Here’s a three-minute overview of my past nine months of writing (or trying to write) fiction — specifically, a romance novel. First, start with the germ of an idea, and “pants” through several chapters. Realize there isn’t enough conflict, change some things, and start over with basically the same characters but different circumstances. Work on that in fits and starts through spring and summer, deepening the conflicts and doing more planning and plotting, but staying flexible enough to follow inspiration when it sidesteps the original ideas. As November approaches, resolve to do NaNoWriMo, starting fresh on what will eventually be book two of this series. Manage to battle back against the usual November depression, and stagger through the regular family/work/life responsibilities, and write over 25,000 words on this second book, while still watching a decent number of holiday movies on Hallmark Channel (for which I am usually a huge sucker), and preparing to participate in the local author fair by finishing the print copy of my poetry book and ordering 35 copies. Realize during NaNoWriMo that it’s almost impossible for me to write love scenes (i.e. sex scenes) without feeling like a goofball, and that I also can’t write them with any amount of speed. So, the need to write intimate, sexy scenes in my romance novel definitely lowered my final word count. Idea number three: write a much shorter piece, unrelated to the two novels, that’s meant to be erotica, to see if I can actually do it (har har) and get past the sense that I’m a total dweeb and have no business writing sexy stuff.
And that’s pretty much where I’m at. Why do I feel like I need to include sex scenes in the novels when I find them so difficult to write? Because it’s true that romance sells, and fairly clean romance can also sell really well, but I have a sense (and I have no idea if it’s true, I could be completely wrong) that readers of steamier fare are more likely to take a chance on an unknown author, if the book cover and description hook them, and if the price is low. So, I have two romance novels that are somewhere around halfway done (the final books should be between 50K and 60K words), and a shorter story that’s currently over 8,000 words. Sometimes, the scenes and dialogue come easily, and other times, I can barely get anything out. Today, I went back to the first book, and after skimming through the last section I had written, and allowing myself to be distracted by Spotify as I tried to find music to suit my writing mood, I managed to add 208 words to that first novel, before deciding to write a new blog post, taking stock of my writing status. (I was also interrupted by my older son, who asked for help with questions about The Scarlet Letter. He is in tenth grade, and I haven’t read The Scarlet Letter since I was in tenth grade, so I had to review the chapter in order to help him out because I only remember the basics about the main characters, and very few details about the plot. Anyway, interruption added to distraction.)

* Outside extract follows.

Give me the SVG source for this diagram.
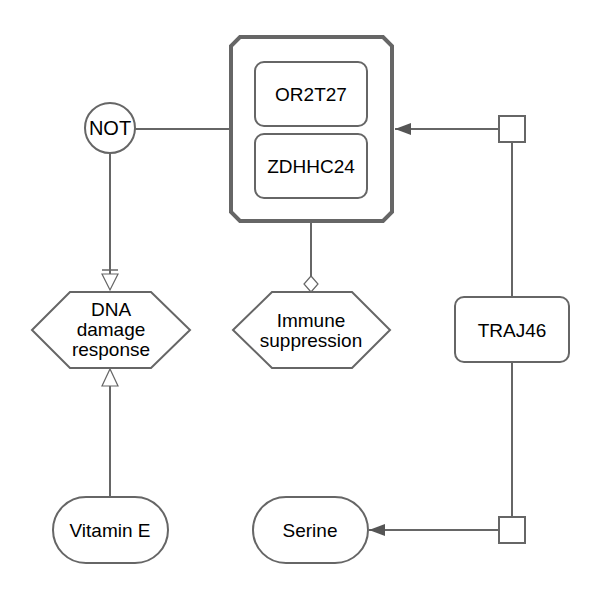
<svg xmlns="http://www.w3.org/2000/svg" width="600" height="600" viewBox="0 0 600 600">
<style>
text{font-family:"Liberation Sans",Arial,sans-serif;font-size:19px;fill:#000;text-anchor:middle}
.n{fill:#fff;stroke:#666;stroke-width:2}
.c{fill:none;stroke:#666;stroke-width:2}
</style>
<defs>
<marker id="filled" markerWidth="16" markerHeight="12" refX="16" refY="6" orient="auto" markerUnits="userSpaceOnUse"><path d="M0,0L16,6L0,12Z" fill="#555"/></marker>
</defs>
<rect width="600" height="600" fill="#fff"/>
<g id="connectors">
<line class="c" x1="135" y1="129" x2="230" y2="129"/>
<line class="c" x1="110" y1="153" x2="110" y2="274"/>
<line x1="102" y1="270" x2="118" y2="270" stroke="#666" stroke-width="1.5"/>
<path d="M102,274L118,274L110,290Z" fill="#fff" stroke="#666" stroke-width="1.2"/>
<line class="c" x1="110" y1="497" x2="110" y2="386"/>
<path d="M102,386L118,386L110,369Z" fill="#fff" stroke="#666" stroke-width="1.2"/>
<line class="c" x1="311" y1="223" x2="311" y2="276"/>
<path d="M311,276L318,284L311,292L304,284Z" fill="#fff" stroke="#666" stroke-width="1.2"/>
<line class="c" x1="499" y1="129" x2="395" y2="129" marker-end="url(#filled)"/>
<line class="c" x1="512" y1="142" x2="512" y2="297"/>
<line class="c" x1="512" y1="362" x2="512" y2="517"/>
<line class="c" x1="499" y1="530" x2="369" y2="530" marker-end="url(#filled)"/>
</g>
<g id="complex">
<path d="M240,37L383,37L392,46L392,212L383,221L240,221L231,212L231,46Z" fill="#fff" stroke="#666" stroke-width="4"/>
<g id="OR2T27"><rect class="n" x="255" y="62" width="112" height="64" rx="9"/><text x="311" y="101">OR2T27</text></g>
<g id="ZDHHC24"><rect class="n" x="255" y="134" width="112" height="64" rx="9"/><text x="311" y="173">ZDHHC24</text></g>
</g>
<g id="NOT"><circle class="n" cx="110" cy="128" r="25" stroke-width="1.5"/><text x="110" y="135" style="font-size:20px">NOT</text></g>
<g id="DNA"><path class="n" d="M32,330L70,292L151,292L190,330L151,368L70,368Z"/><text x="111" y="316">DNA</text><text x="111" y="336">damage</text><text x="111" y="356">response</text></g>
<g id="Immune"><path class="n" d="M233,330L272,292L352,292L390,330L352,368L272,368Z"/><text x="311" y="327">Immune</text><text x="311" y="347">suppression</text></g>
<g id="TRAJ46"><rect class="n" x="455" y="297" width="114" height="65" rx="9"/><text x="512" y="337">TRAJ46</text></g>
<g id="sq1"><rect class="n" x="499" y="116" width="26" height="26"/></g>
<g id="sq2"><rect class="n" x="499" y="517" width="26" height="26"/></g>
<g id="VitaminE"><rect class="n" x="53" y="497" width="115" height="66" rx="33"/><text x="110" y="537">Vitamin E</text></g>
<g id="Serine"><rect class="n" x="253" y="497" width="115" height="66" rx="33"/><text x="310" y="537">Serine</text></g>
</svg>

The other thing that’s got me sidetracked from writing, is that I desperately wish I were reading more. I bought three new romance novels last week at a used book store, then yesterday, I bought three from the Chandler Booktique at TSCPL, then checked out four more! I’m currently reading a library book, and there are two others (one novel, one story anthology) that I’ve already renewed once but haven’t started reading. (I’ve also received a handful of mostly-older Harlequins through Bookmooch. I’m desperately trying to get my hands on the small batch of romances I read as a teen that have stayed in my mind all these years.) I would love to take a day, or even a weekend, and really lose myself in these books. If I pick one up and read a few chapters, and find that I haven’t lost myself, then maybe I could just put that one aside as a DNF (did not finish) and move along to something that fills me with happy. (I also have a few LibraryThing Early Reviewers books to read, the third just arriving this past week. Two are nonfiction, and the newest one is a novel that’s NOT romance. And I’ve been reading romance and erotica almost exclusively, along with books about writing and self-publishing, because that’s been my focus all these months.)

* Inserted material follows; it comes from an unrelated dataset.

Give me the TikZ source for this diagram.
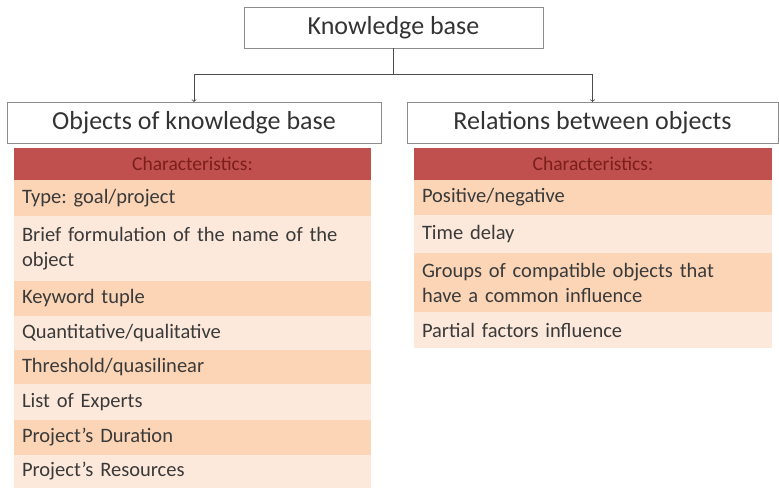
\documentclass[tikz,border=0pt]{standalone}
\usepackage{fontspec}
\setmainfont{Carlito}
\usetikzlibrary{positioning, calc}

\definecolor{boxgray}{HTML}{8C8C8C}
\definecolor{hdrred}{HTML}{C0504D}
\definecolor{hdrtext}{HTML}{7A1E1E}
\definecolor{rowdark}{HTML}{FBD5B6}
\definecolor{rowlight}{HTML}{FDE9DB}
\definecolor{bodytext}{HTML}{3A3A3A}

\begin{document}
\frenchspacing
\begin{tikzpicture}[
    x=1pt, y=-1pt,                    % <── one unit = one pixel of the page
    node distance=0pt,
    title_box/.style={draw=boxgray, line width=0.9pt, rectangle, minimum height=41pt,
        inner sep=0pt, outer sep=0pt, text=black!80, font=\fontsize{26}{28}\selectfont},
    head_row/.style={rectangle, fill=hdrred, text=hdrtext, minimum height=32pt,
        inner sep=0pt, outer sep=0pt, font=\fontsize{19.5}{22}\selectfont},
    item_row/.style={rectangle, text=bodytext, align=left, inner xsep=8pt, inner ysep=0pt,
        outer sep=0pt, font=\fontsize{20.5}{25}\selectfont},
    dark_row/.style={item_row, fill=rowdark},
    light_row/.style={item_row, fill=rowlight}
    ]
    \useasboundingbox (0,0) rectangle (779,488);

    % Title boxes
    \node[title_box, minimum width=299pt, anchor=north west] (kb) at (244,7) {Knowledge base};
    \node[title_box, minimum width=374pt, anchor=north west] (objs) at (7,102) {Objects of knowledge base};
    \node[title_box, minimum width=371pt, anchor=north west] (rels) at (407,102) {Relations between objects};

    % Left table
    \node[head_row, minimum width=357pt, anchor=north west] (lhead) at (14,148) {Characteristics:};
    \node[dark_row, text width=341pt, minimum height=36pt] (l1) [below=of lhead] {Type: goal/project};
    \node[light_row, text width=341pt, minimum height=65pt] (l2) [below=of l1] {Brief formulation of the name of the\\object};
    \node[dark_row, text width=341pt, minimum height=35pt] (l3) [below=of l2] {Keyword tuple};
    \node[light_row, text width=341pt, minimum height=34pt] (l4) [below=of l3] {Quantitative/qualitative};
    \node[dark_row, text width=341pt, minimum height=34pt] (l5) [below=of l4] {Threshold/quasilinear};
    \node[light_row, text width=341pt, minimum height=36pt] (l6) [below=of l5] {List of Experts};
    \node[dark_row, text width=341pt, minimum height=35pt] (l7) [below=of l6] {Project's Duration};
    \node[light_row, text width=341pt, minimum height=33pt] (l8) [below=of l7] {Project's Resources};

    % Right table
    \node[head_row, minimum width=358pt, anchor=north west] (rhead) at (414,148) {Characteristics:};
    \node[dark_row, text width=342pt, minimum height=35pt] (r1) [below=of rhead] {Positive/negative};
    \node[light_row, text width=342pt, minimum height=38pt] (r2) [below=of r1] {Time delay};
    \node[dark_row, text width=342pt, minimum height=59pt] (r3) [below=of r2] {Groups of compatible objects that\\have a common influence};
    \node[light_row, text width=342pt, minimum height=36pt] (r4) [below=of r3] {Partial factors influence};

    % Arrows
    \coordinate (split) at ($(kb.south)+(0,26)$);
    \draw[->, draw=black!70, line width=0.8pt] (kb.south) -- (split) -| (objs.north);
    \draw[->, draw=black!70, line width=0.8pt] (split) -| (rels.north);
\end{tikzpicture}
\end{document}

Could I take one week to not think about writing, but just read as much as I can, get a few of the library books out of the way — either read and enjoyed, or started and rejected without guilt — and then hopefully jump back into working on that first romance novel with a fresh perspective, and without the distraction of all the library books I want to read? Can I just forgive myself for doing what I most want to do for a little while, if that thing is reading?
But then there’s that voice that says I need to keep writing, because I started this tiny publishing company dammit, and I need to actually get to the end of one of these projects — at least one, for crying out loud, because I can’t actually publish anything until it’s complete — then make a first pass at editing to clean up plot detours that ended up going a different way, and anything else that’s not coherent, so it’s good enough to send to an editor. I know I need to treat my business like a business, if I’m ever going to have a prayer of growing it.